Leavenworth Daily Times, May 11, 1860

Well, this national body at Baltimore has acted. And what of its action? For that is the only important question.

Ex-Senator Bell, of Tennessee, is its Presidential nominee.

Where is his influence? What its extent? We admit, as everybody will admit, that he is a man of excellent character and of no ordinary experience and ability. We admit, as anybody will admit, also, that his tendencies have been towards Republicanism; that he has no sympathy with the extremists of the Slave States, and they none with him; that he is, as far as he dare be, of the school of the old liberal Whigs of the South, for the Union now and always—with or without slavery.

This, too, must be added.
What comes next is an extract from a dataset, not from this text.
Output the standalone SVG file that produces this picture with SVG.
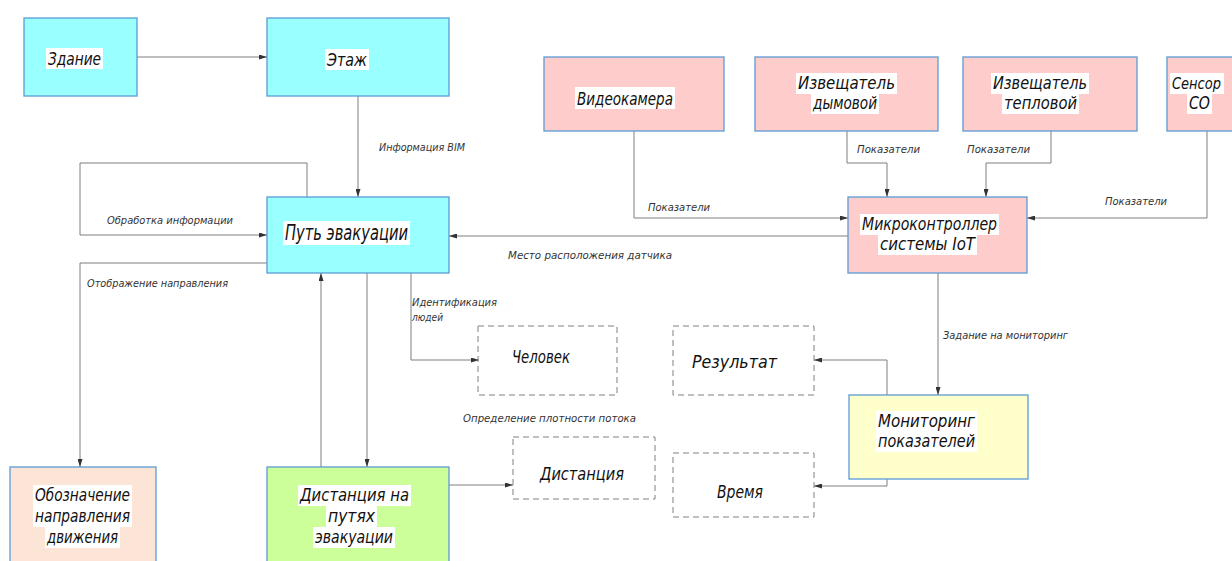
<svg xmlns="http://www.w3.org/2000/svg" width="1232" height="561" viewBox="0 0 1232 561">
<style>
.box{stroke:#5b9bd5;stroke-width:1.3}
.cyan{fill:#99ffff}
.pink{fill:#ffcccc}
.peach{fill:#fce4d6}
.green{fill:#ccff99}
.yellow{fill:#ffffcc}
.dash{fill:none;stroke:#808080;stroke-width:1;stroke-dasharray:6,4}
.bg{fill:#ffffff}
.t{font-family:"DejaVu Sans",sans-serif;font-style:italic;font-size:18px;fill:#111}
.s{font-family:"DejaVu Sans",sans-serif;font-style:italic;font-size:10.5px;fill:#333}
.c{fill:none;stroke:#7f7f7f;stroke-width:1}
</style>
<defs>
<marker id="a" markerWidth="8" markerHeight="5" refX="8" refY="2.5" orient="auto" markerUnits="userSpaceOnUse">
<path d="M0,0 L8,2.5 L0,5 z" fill="#333"/>
</marker>
</defs>
<rect width="1232" height="561" fill="#ffffff"/>

<g id="connectors">
<path class="c" d="M137,57 H267" marker-end="url(#a)"/>
<path class="c" d="M358,96 V197" marker-end="url(#a)"/>
<path class="c" d="M307,197 V163 H80 V235 H267" marker-end="url(#a)"/>
<path class="c" d="M267,263 H80 V467" marker-end="url(#a)"/>
<path class="c" d="M321,467 V273" marker-end="url(#a)"/>
<path class="c" d="M367,273 V467" marker-end="url(#a)"/>
<path class="c" d="M411,273 V360 H479" marker-end="url(#a)"/>
<path class="c" d="M449,485 H513" marker-end="url(#a)"/>
<path class="c" d="M634,131 V218 H848" marker-end="url(#a)"/>
<path class="c" d="M847,131 V163 H887 V197" marker-end="url(#a)"/>
<path class="c" d="M1051,131 V163 H986 V197" marker-end="url(#a)"/>
<path class="c" d="M1207,131 V218 H1027" marker-end="url(#a)"/>
<path class="c" d="M848,236 H449" marker-end="url(#a)"/>
<path class="c" d="M938,273 V395" marker-end="url(#a)"/>
<path class="c" d="M887,395 V360 H814" marker-end="url(#a)"/>
<path class="c" d="M887,479 V486 H814" marker-end="url(#a)"/>
<text class="s" x="379" y="151" textLength="86" lengthAdjust="spacingAndGlyphs">Информация BIM</text>
<text class="s" x="107" y="224" textLength="126" lengthAdjust="spacingAndGlyphs">Обработка информации</text>
<text class="s" x="87" y="287" textLength="141" lengthAdjust="spacingAndGlyphs">Отображение направления</text>
<text class="s" x="412" y="306" textLength="85" lengthAdjust="spacingAndGlyphs">Идентификация</text>
<text class="s" x="412" y="321" textLength="31" lengthAdjust="spacingAndGlyphs">людей</text>
<text class="s" x="508" y="259" textLength="164" lengthAdjust="spacingAndGlyphs">Место расположения датчика</text>
<text class="s" x="648" y="211" textLength="62" lengthAdjust="spacingAndGlyphs">Показатели</text>
<text class="s" x="857" y="153" textLength="63" lengthAdjust="spacingAndGlyphs">Показатели</text>
<text class="s" x="967" y="153" textLength="63" lengthAdjust="spacingAndGlyphs">Показатели</text>
<text class="s" x="1105" y="205" textLength="62" lengthAdjust="spacingAndGlyphs">Показатели</text>
<text class="s" x="943" y="339" textLength="125" lengthAdjust="spacingAndGlyphs">Задание на мониторинг</text>
<text class="s" x="463" y="422" textLength="173" lengthAdjust="spacingAndGlyphs">Определение плотности потока</text>
</g>

<g id="zdanie">
<rect class="box cyan" x="24" y="18" width="113" height="78"/>
<rect class="bg" x="46" y="48" width="57" height="21"/>
<text class="t" x="48" y="65" textLength="53" lengthAdjust="spacingAndGlyphs">Здание</text>
</g>
<g id="etazh">
<rect class="box cyan" x="267" y="18" width="182" height="78"/>
<rect class="bg" x="325" y="49" width="44" height="21"/>
<text class="t" x="327" y="66" textLength="40" lengthAdjust="spacingAndGlyphs">Этаж</text>
</g>
<g id="put">
<rect class="box cyan" x="267" y="197" width="182" height="76"/>
<rect class="bg" x="283" y="221" width="127" height="24"/>
<text class="t" x="285" y="240" textLength="123" lengthAdjust="spacingAndGlyphs" style="font-size:21px">Путь эвакуации</text>
</g>
<g id="videokamera">
<rect class="box pink" x="544" y="57" width="180" height="74"/>
<rect class="bg" x="575" y="87" width="100" height="22"/>
<text class="t" x="577" y="105" textLength="96" lengthAdjust="spacingAndGlyphs">Видеокамера</text>
</g>
<g id="dymovoi">
<rect class="box pink" x="755" y="57" width="183" height="74"/>
<rect class="bg" x="796" y="73" width="101" height="21"/>
<rect class="bg" x="811" y="94" width="68" height="20"/>
<text class="t" x="798" y="89" textLength="97" lengthAdjust="spacingAndGlyphs">Извещатель</text>
<text class="t" x="813" y="109" textLength="64" lengthAdjust="spacingAndGlyphs">дымовой</text>
</g>
<g id="teplovoi">
<rect class="box pink" x="963" y="57" width="174" height="74"/>
<rect class="bg" x="991" y="73" width="98" height="21"/>
<rect class="bg" x="1002" y="94" width="77" height="20"/>
<text class="t" x="993" y="89" textLength="94" lengthAdjust="spacingAndGlyphs">Извещатель</text>
<text class="t" x="1004" y="109" textLength="73" lengthAdjust="spacingAndGlyphs">тепловой</text>
</g>
<g id="sensor">
<rect class="box pink" x="1167" y="57" width="66" height="74"/>
<rect class="bg" x="1170" y="73" width="54" height="21"/>
<rect class="bg" x="1187" y="94" width="25" height="20"/>
<text class="t" x="1172" y="89" textLength="49" lengthAdjust="spacingAndGlyphs" style="font-size:15px">Сенсор</text>
<text class="t" x="1189" y="109" textLength="21" lengthAdjust="spacingAndGlyphs">CO</text>
</g>
<g id="mikrokontroller">
<rect class="box pink" x="848" y="197" width="179" height="76"/>
<rect class="bg" x="860" y="214" width="139" height="21"/>
<rect class="bg" x="878" y="235" width="99" height="20"/>
<text class="t" x="862" y="230" textLength="135" lengthAdjust="spacingAndGlyphs">Микроконтроллер</text>
<text class="t" x="880" y="250" textLength="95" lengthAdjust="spacingAndGlyphs">системы IoT</text>
</g>
<g id="oboznachenie">
<rect class="box peach" x="10" y="467" width="146" height="110"/>
<rect class="bg" x="33" y="485" width="99" height="21"/>
<rect class="bg" x="33" y="506" width="99" height="21"/>
<rect class="bg" x="45" y="527" width="75" height="21"/>
<text class="t" x="35" y="501" textLength="95" lengthAdjust="spacingAndGlyphs">Обозначение</text>
<text class="t" x="35" y="522" textLength="95" lengthAdjust="spacingAndGlyphs">направления</text>
<text class="t" x="47" y="543" textLength="71" lengthAdjust="spacingAndGlyphs">движения</text>
</g>
<g id="distanciya-na-putyakh">
<rect class="box green" x="267" y="467" width="182" height="110"/>
<rect class="bg" x="298" y="485" width="113" height="21"/>
<rect class="bg" x="326" y="506" width="51" height="21"/>
<rect class="bg" x="313" y="527" width="82" height="21"/>
<text class="t" x="300" y="501" textLength="109" lengthAdjust="spacingAndGlyphs">Дистанция на</text>
<text class="t" x="328" y="522" textLength="47" lengthAdjust="spacingAndGlyphs">путях</text>
<text class="t" x="315" y="543" textLength="78" lengthAdjust="spacingAndGlyphs">эвакуации</text>
</g>
<g id="chelovek">
<rect class="dash" x="478" y="326" width="139" height="69"/>
<text class="t" x="512" y="363" textLength="58" lengthAdjust="spacingAndGlyphs">Человек</text>
</g>
<g id="rezultat">
<rect class="dash" x="673" y="326" width="141" height="69"/>
<text class="t" x="692" y="368" textLength="85" lengthAdjust="spacingAndGlyphs">Результат</text>
</g>
<g id="distanciya">
<rect class="dash" x="513" y="437" width="142" height="62"/>
<text class="t" x="540" y="480" textLength="84" lengthAdjust="spacingAndGlyphs">Дистанция</text>
</g>
<g id="vremya">
<rect class="dash" x="673" y="453" width="141" height="64"/>
<text class="t" x="717" y="498" textLength="46" lengthAdjust="spacingAndGlyphs">Время</text>
</g>
<g id="monitoring">
<rect class="box yellow" x="849" y="395" width="179" height="84"/>
<rect class="bg" x="876" y="411" width="101" height="21"/>
<rect class="bg" x="876" y="432" width="101" height="20"/>
<text class="t" x="878" y="427" textLength="97" lengthAdjust="spacingAndGlyphs">Мониторинг</text>
<text class="t" x="878" y="447" textLength="97" lengthAdjust="spacingAndGlyphs">показателей</text>
</g>
</svg>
That whatever the Know-Nothings, as such, could do, was done by them, to secure his nomination.

Now with these facts, how shall we answer the questions we have asked? How determine his influence and its extent, or the influence and power of the party which is to support him.

We make answer, first, as to the North or the free states.

That, as we believe, is fixed in purpose.—It is for free territory and free soil. So far as it is Republican, it is fearlessly and boldly so. So far as it is Douglas it is covertly, though earnestly for both. Against this double influence—one active, the other negative—against the effects of this influence, both in fact positive, so far as relates to slave soil and slave labor on Free Soil—what can Ex-Senator Bell and his party do in the Free States? Nothing. They will be powerless as a child. The North will not feel them.

Now let us answer as to the South and the Slave States.

"Caucus is King." This is an old axiom. And caucus has ruled in every Slave State.—Packed Conventions and a "tape" rule have controlled everything. All, of course, has been done in the name of the people; but the people have really had little or nothing to do with either. Yet, underneath, in every state of the South—there is a feeling—deep, strong, and, in a majority of them, controlling—which would revolt at disunion, which would resist a Yancey to the death, and fight as they would a common foe the disorganizing, seceding views of the class which he leads.

This opposition will be the basis of Bell's strength, and that will chiefly be found in Tennessee and North Carolina, in Delaware, Maryland, Virginia and Kentucky, or in what are known as the grain-growing Slave States. Whom then will the Constitution Union Party hurt? Whom can it hurt? Only the Sham—the Slave Democracy! Only the extremists of the South.

We are content. Every sign—every action, is for Republicanism, and the great cardinal constitutional principle of liberty it avows.